Judge Wang has asked the US government to "show cause" or why she should not grant Vizguerra's release, sought in a petition for a Writ of Habeas Corpus against ICE, the Department of Homeland Security's Kristi Noem and US Attorney General Pam Bondi. Wang has asked for the government's response by Monday, March 24.
… and Melissa Atwell Holder:
According to reports, 31-year-old Melissa “Melly Mel” Atwell Holder, a social media activist who’s been a vocal critic of the People’s Progressive Party/Civic (PPP/C) government of Guyana and the Opposition, is currently being held in ICE custody in Louisiana.
The specifics of Atwell Holder’s immigration status remain unclear. She reportedly traveled to the U.S. last year, but the details of her legal standing haven’t been publicly disclosed.
The activist has a master hearing set for March 28 with Judge Francis Mwangi presiding over the case. A master hearing typically serves as the first appearance in an immigration case. It’s not a trial and no decisions are set to be made on the merits of the case during the hearing.
No official reports have confirmed whether Atwell Holder is facing deportation.
More here:
Atwell’s detention has sparked a wave of support from her followers and political allies. A GoFundMe campaign titled “Help Melissa Atwell Defend Democracy” has been launched to cover her legal costs, raising over $35,000 of its $100,000 goal. Donations continue to pour in as supporters rally to prevent her deportation.
On Wednesday, around 300 individuals gathered at the Square of the Revolution in Guyana in solidarity with Atwell. The demonstration featured speeches from prominent figures, including Odessa Primus, Amanza Walton Desir, Leader of the Opposition Aubrey Norton, Cathy Hughes, Coretta McDonald, and Nigel London. Many speakers framed Atwell’s detention as an attack on free speech and political dissent.

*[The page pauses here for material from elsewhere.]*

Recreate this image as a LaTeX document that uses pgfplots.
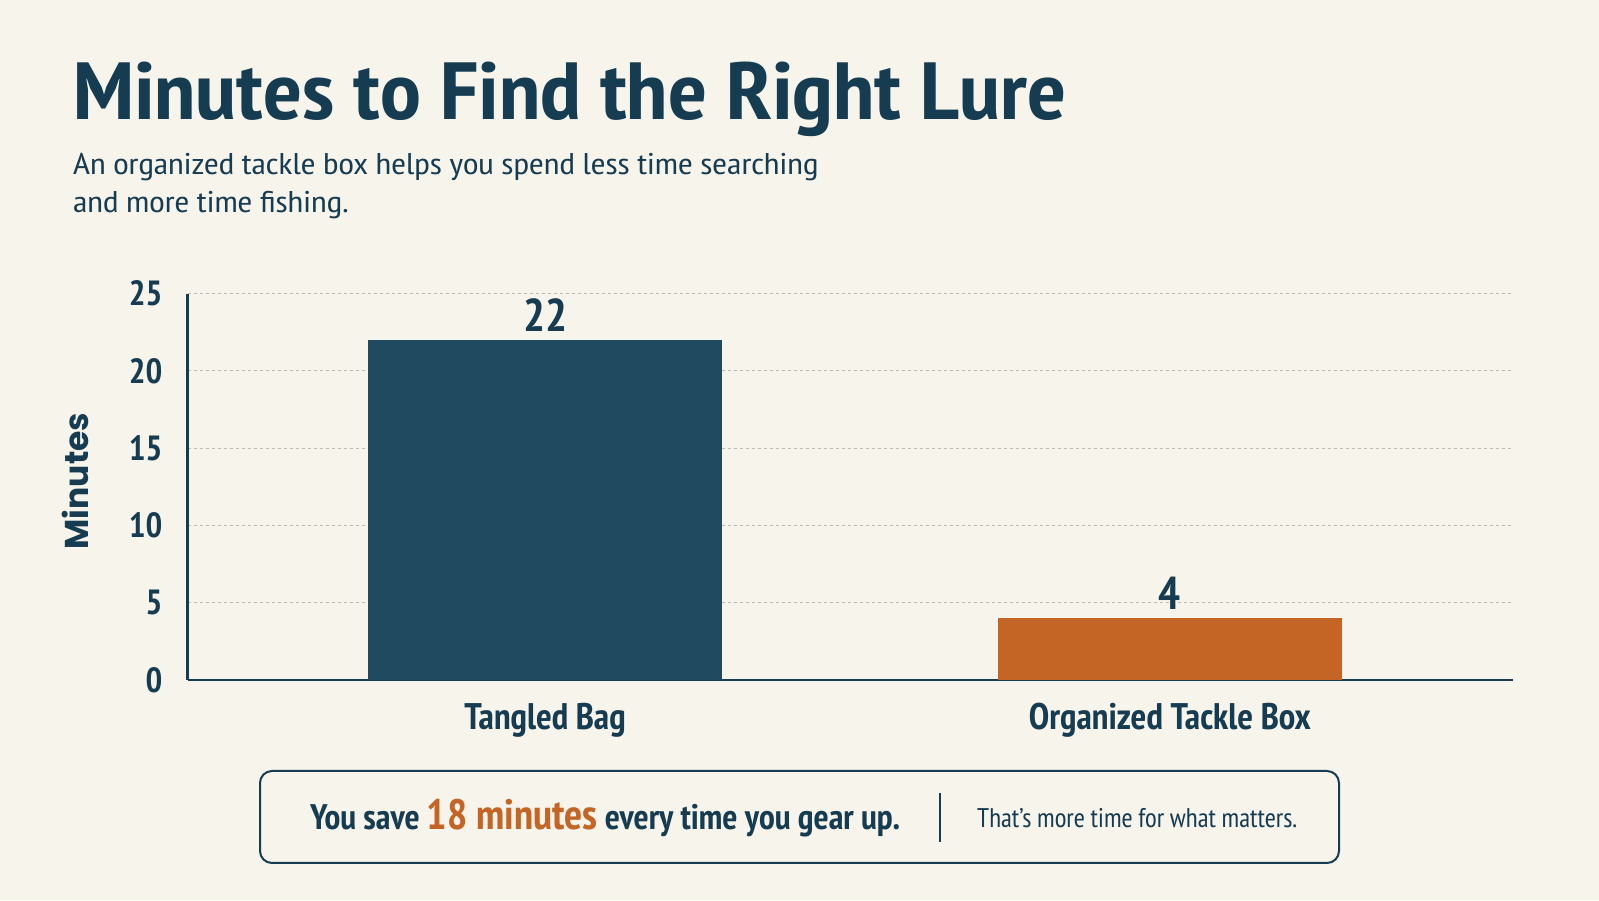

Aubrey Norton, leader of the opposition, warned that Atwell’s case reflects a broader crackdown. “Do not see what happened to Melissa as a one-off,” he said. “Melissa’s only crime is that she exposes corruption…and the only thing the PPP government produces is forgery and corruption, so she has been targeted.” Norton urged Guyanese citizens abroad to petition U.S. lawmakers for Atwell’s release.
Can you spot the pattern?
Also among the disappeared is a soccer coach of Venezuelan origin named Jerce Reyes Barrios who was nabbed allegedly because of his tattoos, which the U.S. government claims are insignia from a notorious Venezuelan gang, Tren de Arogua. In fact, the ink is an ode to his favorite football team….
In a court filing Wednesday night, Linette Tobin said her client, Jerce Reyes Barrios, 36, had fled his home country after he was tortured for taking part in anti-regime demonstrations last year. According to the filing, Reyes Barrios has no ties to Tren de Aragua (TdA), which the U.S. government alleges.
"The accusation is based on two things," Tobin wrote. "First, he has a tattoo on his arm of a crown sitting atop a soccer ball with a rosary and the word 'Dios'. DHS alleges that this tattoos is proof of his gang membership. In reality, he chose this tattoo because it is similar to he logo for his favorite soccer team Real Madrid."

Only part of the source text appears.